Items listed in a dataset
:::

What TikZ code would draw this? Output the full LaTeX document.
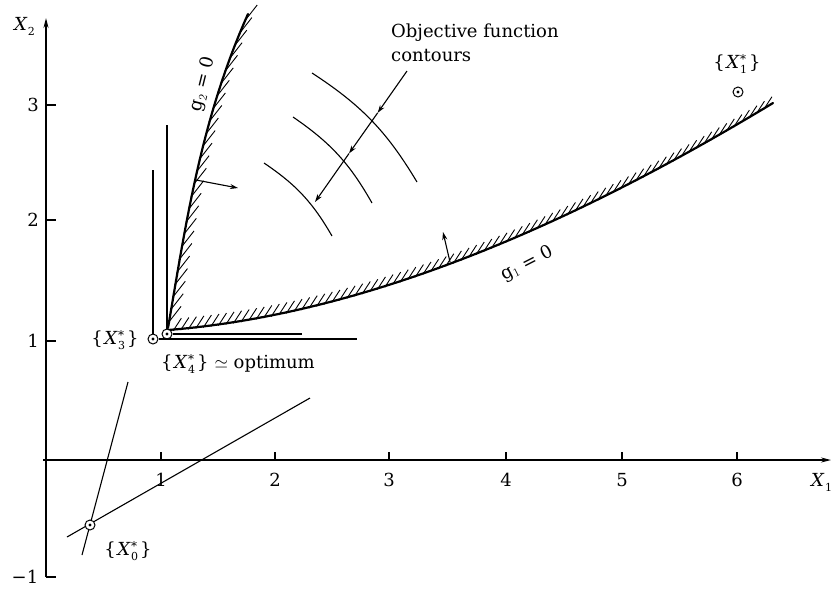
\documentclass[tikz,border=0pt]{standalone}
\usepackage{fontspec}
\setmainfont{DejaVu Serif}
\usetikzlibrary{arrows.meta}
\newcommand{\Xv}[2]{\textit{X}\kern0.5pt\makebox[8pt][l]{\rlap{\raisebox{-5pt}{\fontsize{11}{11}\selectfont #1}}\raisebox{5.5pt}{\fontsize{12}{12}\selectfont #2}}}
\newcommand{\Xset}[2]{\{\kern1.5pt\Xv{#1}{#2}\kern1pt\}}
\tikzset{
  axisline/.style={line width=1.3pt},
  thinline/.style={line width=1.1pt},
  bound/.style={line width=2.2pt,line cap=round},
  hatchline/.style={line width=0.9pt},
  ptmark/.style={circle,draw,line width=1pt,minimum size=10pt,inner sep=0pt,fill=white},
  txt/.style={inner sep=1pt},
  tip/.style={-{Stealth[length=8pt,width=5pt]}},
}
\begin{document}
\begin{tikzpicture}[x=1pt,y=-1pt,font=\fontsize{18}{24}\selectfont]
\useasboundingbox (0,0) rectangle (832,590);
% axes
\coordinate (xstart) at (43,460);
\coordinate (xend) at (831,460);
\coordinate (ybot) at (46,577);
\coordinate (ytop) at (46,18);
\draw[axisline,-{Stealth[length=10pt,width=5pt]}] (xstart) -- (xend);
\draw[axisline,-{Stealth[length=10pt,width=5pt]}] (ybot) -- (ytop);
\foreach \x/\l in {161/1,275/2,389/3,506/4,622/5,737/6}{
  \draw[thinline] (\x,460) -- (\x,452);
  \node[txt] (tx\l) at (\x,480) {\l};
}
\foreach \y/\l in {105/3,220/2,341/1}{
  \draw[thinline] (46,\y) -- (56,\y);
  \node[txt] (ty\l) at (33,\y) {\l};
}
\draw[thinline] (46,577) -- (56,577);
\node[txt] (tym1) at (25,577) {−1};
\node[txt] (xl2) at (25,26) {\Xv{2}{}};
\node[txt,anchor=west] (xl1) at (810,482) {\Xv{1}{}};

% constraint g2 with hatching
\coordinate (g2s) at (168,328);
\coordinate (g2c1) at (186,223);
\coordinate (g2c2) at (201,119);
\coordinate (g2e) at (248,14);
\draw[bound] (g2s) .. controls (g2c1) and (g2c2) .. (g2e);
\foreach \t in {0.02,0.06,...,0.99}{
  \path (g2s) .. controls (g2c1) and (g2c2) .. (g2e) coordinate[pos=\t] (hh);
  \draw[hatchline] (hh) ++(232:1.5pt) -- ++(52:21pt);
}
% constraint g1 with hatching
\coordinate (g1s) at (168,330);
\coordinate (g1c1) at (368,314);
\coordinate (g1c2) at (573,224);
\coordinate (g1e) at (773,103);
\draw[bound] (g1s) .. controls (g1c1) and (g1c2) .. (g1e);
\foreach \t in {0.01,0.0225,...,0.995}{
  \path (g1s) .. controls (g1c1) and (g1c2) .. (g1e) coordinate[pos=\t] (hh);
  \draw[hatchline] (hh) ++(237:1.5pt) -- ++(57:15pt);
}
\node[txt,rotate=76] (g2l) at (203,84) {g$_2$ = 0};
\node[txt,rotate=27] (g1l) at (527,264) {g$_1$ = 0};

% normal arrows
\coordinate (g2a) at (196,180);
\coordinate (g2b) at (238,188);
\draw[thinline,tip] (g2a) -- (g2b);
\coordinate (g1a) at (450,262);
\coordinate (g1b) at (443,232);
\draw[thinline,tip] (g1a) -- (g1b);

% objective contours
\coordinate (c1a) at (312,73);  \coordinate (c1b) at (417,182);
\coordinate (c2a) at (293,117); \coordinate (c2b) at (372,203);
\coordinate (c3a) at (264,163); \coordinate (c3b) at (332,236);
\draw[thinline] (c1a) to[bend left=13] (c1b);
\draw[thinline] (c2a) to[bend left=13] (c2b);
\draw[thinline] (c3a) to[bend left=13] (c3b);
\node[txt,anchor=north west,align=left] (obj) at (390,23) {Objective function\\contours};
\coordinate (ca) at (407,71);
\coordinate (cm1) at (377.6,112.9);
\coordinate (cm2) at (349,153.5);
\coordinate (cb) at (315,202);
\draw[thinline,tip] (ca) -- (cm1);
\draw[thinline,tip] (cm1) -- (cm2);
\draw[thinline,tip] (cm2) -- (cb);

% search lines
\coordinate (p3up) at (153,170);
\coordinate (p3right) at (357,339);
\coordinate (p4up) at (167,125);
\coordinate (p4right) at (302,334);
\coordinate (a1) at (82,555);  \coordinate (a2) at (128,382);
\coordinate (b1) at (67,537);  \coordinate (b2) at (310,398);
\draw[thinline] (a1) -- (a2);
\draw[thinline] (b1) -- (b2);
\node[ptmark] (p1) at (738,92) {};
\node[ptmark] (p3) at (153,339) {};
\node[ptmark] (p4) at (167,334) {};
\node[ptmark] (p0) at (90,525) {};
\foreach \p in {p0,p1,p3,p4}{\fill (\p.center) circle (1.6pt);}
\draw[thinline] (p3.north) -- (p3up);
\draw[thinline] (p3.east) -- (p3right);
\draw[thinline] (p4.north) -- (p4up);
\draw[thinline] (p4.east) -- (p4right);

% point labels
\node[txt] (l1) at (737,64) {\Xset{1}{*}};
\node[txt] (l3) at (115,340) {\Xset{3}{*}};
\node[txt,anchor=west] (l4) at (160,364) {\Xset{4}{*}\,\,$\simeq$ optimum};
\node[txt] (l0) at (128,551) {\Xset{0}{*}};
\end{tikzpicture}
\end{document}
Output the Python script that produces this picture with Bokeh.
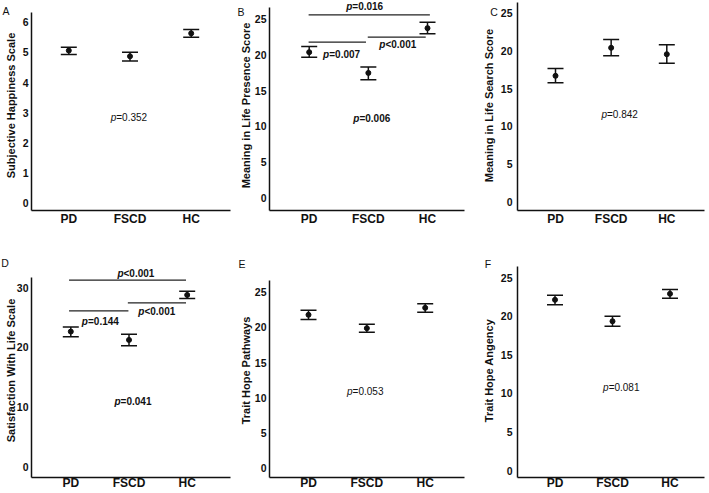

:::

**What is required:** Retype the whole listing exactly and leave the pictures out.

**Answer below:**
What TikZ code would draw this? Output the full LaTeX document.
\documentclass[tikz,border=0pt]{standalone}
\usepackage{fontspec}
\setmainfont{DejaVu Serif}
\usetikzlibrary{arrows.meta}
\newcommand{\Xv}[2]{\textit{X}\kern0.5pt\makebox[8pt][l]{\rlap{\raisebox{-5pt}{\fontsize{11}{11}\selectfont #1}}\raisebox{5.5pt}{\fontsize{12}{12}\selectfont #2}}}
\newcommand{\Xset}[2]{\{\kern1.5pt\Xv{#1}{#2}\kern1pt\}}
\tikzset{
  axisline/.style={line width=1.3pt},
  thinline/.style={line width=1.1pt},
  bound/.style={line width=2.2pt,line cap=round},
  hatchline/.style={line width=0.9pt},
  ptmark/.style={circle,draw,line width=1pt,minimum size=10pt,inner sep=0pt,fill=white},
  txt/.style={inner sep=1pt},
  tip/.style={-{Stealth[length=8pt,width=5pt]}},
}
\begin{document}
\begin{tikzpicture}[x=1pt,y=-1pt,font=\fontsize{18}{24}\selectfont]
\useasboundingbox (0,0) rectangle (832,590);
% axes
\coordinate (xstart) at (43,460);
\coordinate (xend) at (831,460);
\coordinate (ybot) at (46,577);
\coordinate (ytop) at (46,18);
\draw[axisline,-{Stealth[length=10pt,width=5pt]}] (xstart) -- (xend);
\draw[axisline,-{Stealth[length=10pt,width=5pt]}] (ybot) -- (ytop);
\foreach \x/\l in {161/1,275/2,389/3,506/4,622/5,737/6}{
  \draw[thinline] (\x,460) -- (\x,452);
  \node[txt] (tx\l) at (\x,480) {\l};
}
\foreach \y/\l in {105/3,220/2,341/1}{
  \draw[thinline] (46,\y) -- (56,\y);
  \node[txt] (ty\l) at (33,\y) {\l};
}
\draw[thinline] (46,577) -- (56,577);
\node[txt] (tym1) at (25,577) {−1};
\node[txt] (xl2) at (25,26) {\Xv{2}{}};
\node[txt,anchor=west] (xl1) at (810,482) {\Xv{1}{}};

% constraint g2 with hatching
\coordinate (g2s) at (168,328);
\coordinate (g2c1) at (186,223);
\coordinate (g2c2) at (201,119);
\coordinate (g2e) at (248,14);
\draw[bound] (g2s) .. controls (g2c1) and (g2c2) .. (g2e);
\foreach \t in {0.02,0.06,...,0.99}{
  \path (g2s) .. controls (g2c1) and (g2c2) .. (g2e) coordinate[pos=\t] (hh);
  \draw[hatchline] (hh) ++(232:1.5pt) -- ++(52:21pt);
}
% constraint g1 with hatching
\coordinate (g1s) at (168,330);
\coordinate (g1c1) at (368,314);
\coordinate (g1c2) at (573,224);
\coordinate (g1e) at (773,103);
\draw[bound] (g1s) .. controls (g1c1) and (g1c2) .. (g1e);
\foreach \t in {0.01,0.0225,...,0.995}{
  \path (g1s) .. controls (g1c1) and (g1c2) .. (g1e) coordinate[pos=\t] (hh);
  \draw[hatchline] (hh) ++(237:1.5pt) -- ++(57:15pt);
}
\node[txt,rotate=76] (g2l) at (203,84) {g$_2$ = 0};
\node[txt,rotate=27] (g1l) at (527,264) {g$_1$ = 0};

% normal arrows
\coordinate (g2a) at (196,180);
\coordinate (g2b) at (238,188);
\draw[thinline,tip] (g2a) -- (g2b);
\coordinate (g1a) at (450,262);
\coordinate (g1b) at (443,232);
\draw[thinline,tip] (g1a) -- (g1b);

% objective contours
\coordinate (c1a) at (312,73);  \coordinate (c1b) at (417,182);
\coordinate (c2a) at (293,117); \coordinate (c2b) at (372,203);
\coordinate (c3a) at (264,163); \coordinate (c3b) at (332,236);
\draw[thinline] (c1a) to[bend left=13] (c1b);
\draw[thinline] (c2a) to[bend left=13] (c2b);
\draw[thinline] (c3a) to[bend left=13] (c3b);
\node[txt,anchor=north west,align=left] (obj) at (390,23) {Objective function\\contours};
\coordinate (ca) at (407,71);
\coordinate (cm1) at (377.6,112.9);
\coordinate (cm2) at (349,153.5);
\coordinate (cb) at (315,202);
\draw[thinline,tip] (ca) -- (cm1);
\draw[thinline,tip] (cm1) -- (cm2);
\draw[thinline,tip] (cm2) -- (cb);

% search lines
\coordinate (p3up) at (153,170);
\coordinate (p3right) at (357,339);
\coordinate (p4up) at (167,125);
\coordinate (p4right) at (302,334);
\coordinate (a1) at (82,555);  \coordinate (a2) at (128,382);
\coordinate (b1) at (67,537);  \coordinate (b2) at (310,398);
\draw[thinline] (a1) -- (a2);
\draw[thinline] (b1) -- (b2);
\node[ptmark] (p1) at (738,92) {};
\node[ptmark] (p3) at (153,339) {};
\node[ptmark] (p4) at (167,334) {};
\node[ptmark] (p0) at (90,525) {};
\foreach \p in {p0,p1,p3,p4}{\fill (\p.center) circle (1.6pt);}
\draw[thinline] (p3.north) -- (p3up);
\draw[thinline] (p3.east) -- (p3right);
\draw[thinline] (p4.north) -- (p4up);
\draw[thinline] (p4.east) -- (p4right);

% point labels
\node[txt] (l1) at (737,64) {\Xset{1}{*}};
\node[txt] (l3) at (115,340) {\Xset{3}{*}};
\node[txt,anchor=west] (l4) at (160,364) {\Xset{4}{*}\,\,$\simeq$ optimum};
\node[txt] (l0) at (128,551) {\Xset{0}{*}};
\end{tikzpicture}
\end{document}
Output the Python script that produces this picture with Bokeh.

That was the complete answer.